Natural: The New Look for Summer

Calistro, a free-lance writer, regularly contributes to The Times ' fashion pages

Throw out the red lipstick. Forget those multicolor eye shadows and apple-red blushing powders. The natural look has taken hold as the major beauty trend of the summer. And it's not just for models in fashion magazines. Pale lips and neutral color eyelids are the cosmetic touch a lot of real women are wearing in Los Angeles.

"I stopped wearing a full face of makeup about two years ago," says Elaine Kim, co-owner of the Ecru boutique on Melrose. "The trend is to a more innocent, ingenue look. I don't want to look too grown-up or sophisticated. I want to look girlish."

For Kim, who is not yet 30, fresh-faced and natural is a new look. But many older advocates started wearing it the last time it was the fashion--during the 1960s.

Mika Kyprianides, a Los Angeles graphic designer, says she has worn neutral makeup for 20 years. "I always will, regardless of the fashion, because it looks best on me," she adds. Judy Leaf, who owns the Prada boutique in Beverly Hills, concurs. "I'll wear neutral makeup forever--that's my look, whether it's in or out."

Another shop owner, Jan Brilliot of Weathervane, a women's clothing store on Montana Avenue in Santa Monica, says the natural look simplifies her grooming.

"I don't even know how to put makeup on, nor do I like spending time with it," she says. "I wear a bit, but as you get older makeup starts to look heavy, no matter how little you wear."

Beauty experts and fashion magazines have been promoting the neutral, un-made-up look for several seasons, but the consumer was slow to respond.

"She needed a chance to adjust to a paler face," says June Leaman, senior vice president of creative advertising at Estee Lauder, which introduced a few pale shades last summer.

A fortunate few can achieve the look without powders and paint, however neutral the colors. "I live and breathe with an eyelash curler and Vitamin E oil.
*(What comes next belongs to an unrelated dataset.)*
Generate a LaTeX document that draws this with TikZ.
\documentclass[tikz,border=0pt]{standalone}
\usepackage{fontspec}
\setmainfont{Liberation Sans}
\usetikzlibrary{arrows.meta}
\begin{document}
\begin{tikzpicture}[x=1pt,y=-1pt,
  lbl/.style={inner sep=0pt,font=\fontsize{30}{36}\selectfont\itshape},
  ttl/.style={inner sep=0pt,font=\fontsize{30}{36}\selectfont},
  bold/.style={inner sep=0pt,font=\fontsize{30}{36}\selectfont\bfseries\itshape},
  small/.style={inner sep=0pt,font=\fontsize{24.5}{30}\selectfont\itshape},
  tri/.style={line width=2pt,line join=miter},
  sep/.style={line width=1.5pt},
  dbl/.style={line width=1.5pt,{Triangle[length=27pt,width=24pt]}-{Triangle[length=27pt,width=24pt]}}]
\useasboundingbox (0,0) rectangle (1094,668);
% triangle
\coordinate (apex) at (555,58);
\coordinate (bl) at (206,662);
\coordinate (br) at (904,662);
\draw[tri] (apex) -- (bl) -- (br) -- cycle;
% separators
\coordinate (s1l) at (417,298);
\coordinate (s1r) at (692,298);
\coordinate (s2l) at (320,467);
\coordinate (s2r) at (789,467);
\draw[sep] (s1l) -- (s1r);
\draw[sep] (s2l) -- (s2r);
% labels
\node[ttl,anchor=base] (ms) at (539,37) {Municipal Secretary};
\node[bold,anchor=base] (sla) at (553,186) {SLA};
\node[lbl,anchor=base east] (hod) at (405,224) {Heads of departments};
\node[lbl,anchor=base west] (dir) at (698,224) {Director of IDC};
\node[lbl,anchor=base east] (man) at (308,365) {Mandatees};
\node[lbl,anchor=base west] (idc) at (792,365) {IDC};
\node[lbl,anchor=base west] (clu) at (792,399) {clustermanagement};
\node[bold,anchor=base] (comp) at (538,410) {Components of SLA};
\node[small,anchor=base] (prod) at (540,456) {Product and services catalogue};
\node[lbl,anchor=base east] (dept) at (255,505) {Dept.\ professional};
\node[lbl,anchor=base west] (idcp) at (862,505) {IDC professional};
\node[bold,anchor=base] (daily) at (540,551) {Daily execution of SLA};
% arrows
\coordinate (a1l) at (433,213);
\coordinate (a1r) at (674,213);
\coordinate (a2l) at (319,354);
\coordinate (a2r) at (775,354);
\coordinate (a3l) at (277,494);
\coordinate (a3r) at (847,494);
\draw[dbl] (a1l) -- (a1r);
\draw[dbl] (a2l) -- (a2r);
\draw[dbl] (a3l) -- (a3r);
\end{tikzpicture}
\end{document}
That's all," explains boutique owner Madeleine Gallay, holding up a Maybelline curler. "I own about seven lipsticks and they're all brown or muddy red. But I end up not wearing them most of the time."

But the vast majority of women find that achieving a "natural" face can require as much time and as many cosmetics as a colorfully made-up face.

Retailers report booming sales in makeups that create the no-makeup look. Gary Cockrell, cosmetics buyer for I. Magnin, says that during the recent launch of Stendahl's newest makeup collection--all neutrals--sales were up 79% over last year.

At The Broadway, Margo Scavarda, senior vice president of cosmetics, notes that Ultima II's The Nakeds collection of beige and brown eye shadows and lipsticks "sells very well."

Perhaps the most dramatic indication of the natural look trend is at Pigments salon in Beverly Hills. Owner Joanne Fradkin observes, "For years I've carried neutral colors and pushed the natural look--the difference is now 98% of my clients are asking for it."